Santos – O Sul parece mais consolidado no tocante ao desenvolvimento de produtos e sua qualidade; entretanto, graças a ações estruturantes dos governos federal e estaduais e à política de aquisições governamentais (PAA, PGPAF, PNAE entre outras) temos a oportunidade de dar um salto significativo na agricultura familiar. Hoje, há 30% de obrigatoriedade na aquisição de alimentação escolar junto à agricultura familiar, o que representa quase R$ 1 bilhão por ano. São 47 milhões de refeições por dia em 200 dias letivos. Mas ainda são poucas as prefeituras que conseguiram esse índice; a maioria alega que os agricultores familiares ou não produzem o suficiente ou produzem sem cumprir as exigências mínimas de segurança alimentar. Estamos atentos e trabalhando parceiras estratégicas para esse importantíssimo tema.

Rural – Do seu ponto de vista, quais são os principais gargalos da produção agrícola no País?

Santos – A agricultura brasileira avançou muito em escala, produtividade e tecnologia. Mas ainda um descompasso em relação à agricultura familiar. Ainda há uma cobertura insuficiente da assistência técnica e extensão rural, a Ater oficial, além do desconhecimento de linhas de crédito específicas, bem como a questão de logística e de infraestrutura, estradas pavimentadas para agilizar o escoamento da produção e falta um seguro agrícola mais efetivo nos pequenos negócios rurais. Soma-se o grau de escolaridade no campo que precisa avançar muito e a falta de atratividade para juventude permanecer no campo (sucessão rural) são alguns desafios a superar, além é claro, daqueles decorrentes de problemas climáticos.

Rural – Ações como a Indicação Geográfica (IG), a Responsabilidade Social, e o Programa Talentos para o Brasil são do Sebrae para elevar e registrar a cultura brasileira. Quais são os benefícios desses programas?

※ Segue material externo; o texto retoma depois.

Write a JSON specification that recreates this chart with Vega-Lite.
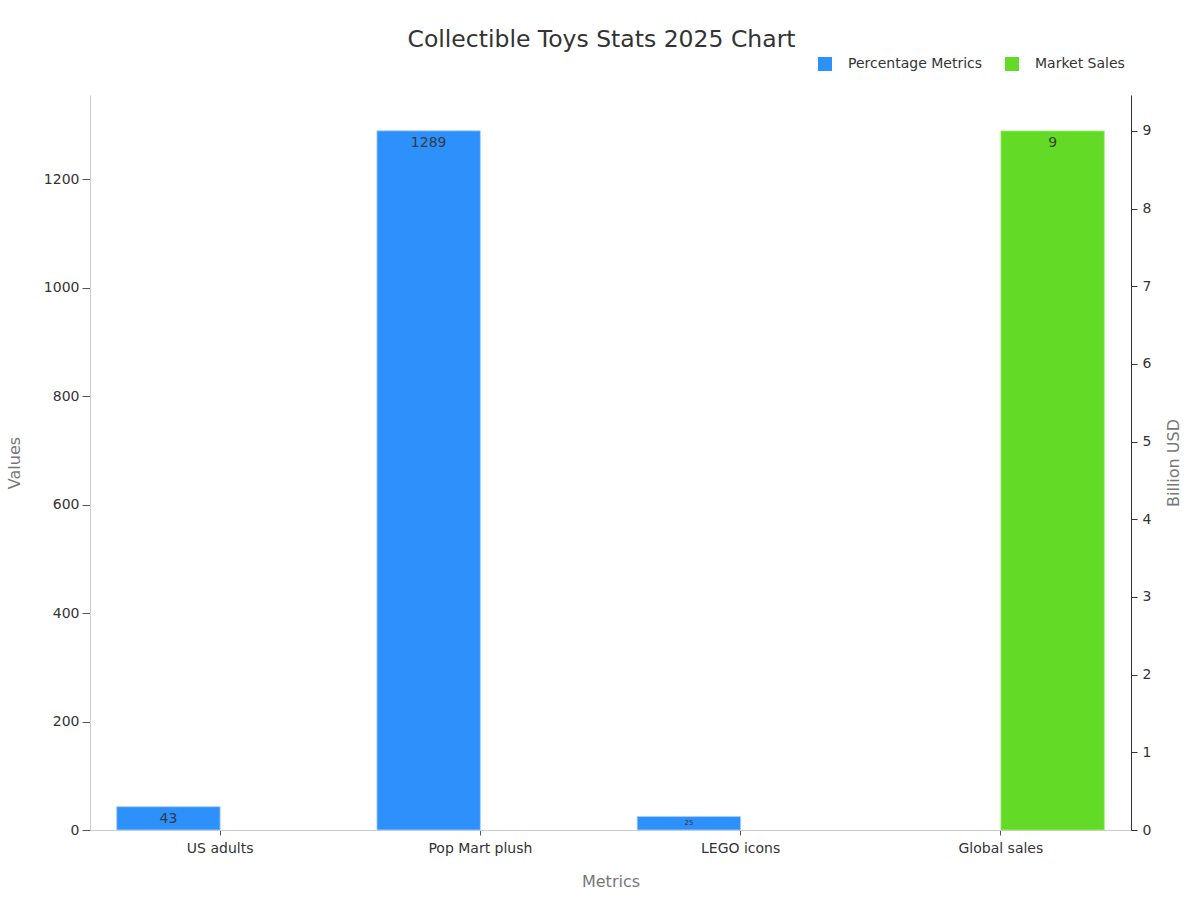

Santos – Importante destacar que o Programa Talentos do Brasil é uma iniciativa do Ministério do Desenvolvimento Agrário (MDA), onde o Sebrae é um dos parceiros. O principal benefício que o produtor rural, por meio de suas associações e cooperativas tem, é o de aumentar sua renda a partir do desenvolvimento de produtos e de mercados. É importante conhecer o programa e perceber como ele é interessante no sentido de emancipar e melhorar o nível de resultados do agricultor familiar participante. Quanto às IG e a responsabilidade social, prosseguiremos no esforço apoiar a obtenção de certificações e de buscar um processo socialmente justo na distribuição da riqueza do mundo rural.

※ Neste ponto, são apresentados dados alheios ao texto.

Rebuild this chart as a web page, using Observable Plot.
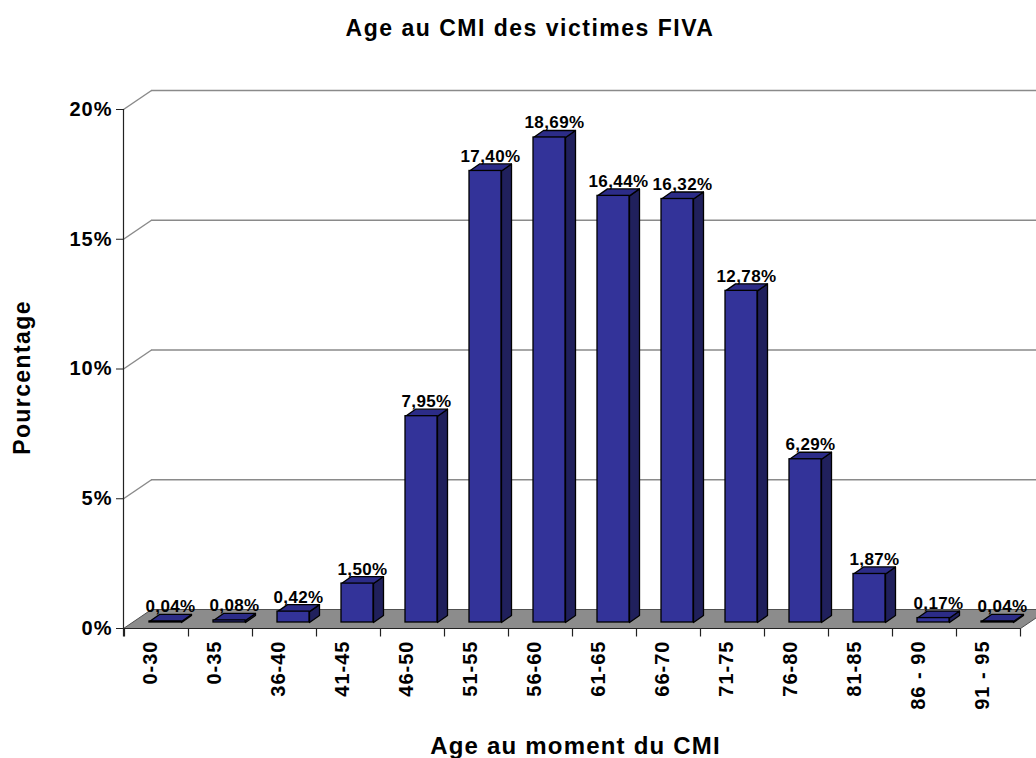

Rural – Podemos esperar novas ações em 2012, destinado ao agronegócio e principalmente a agricultura familiar?

Santos – Continuaremos investindo no que vem dando certo e, sobretudo, buscaremos desenvolver a qualidade, a inovação, a certificação e a diferenciação dos produtos, além dos esforços de formalização e legalização do produtor rural e de melhoria de seus processos de gestão, de tecnologia e de acesso a mercados.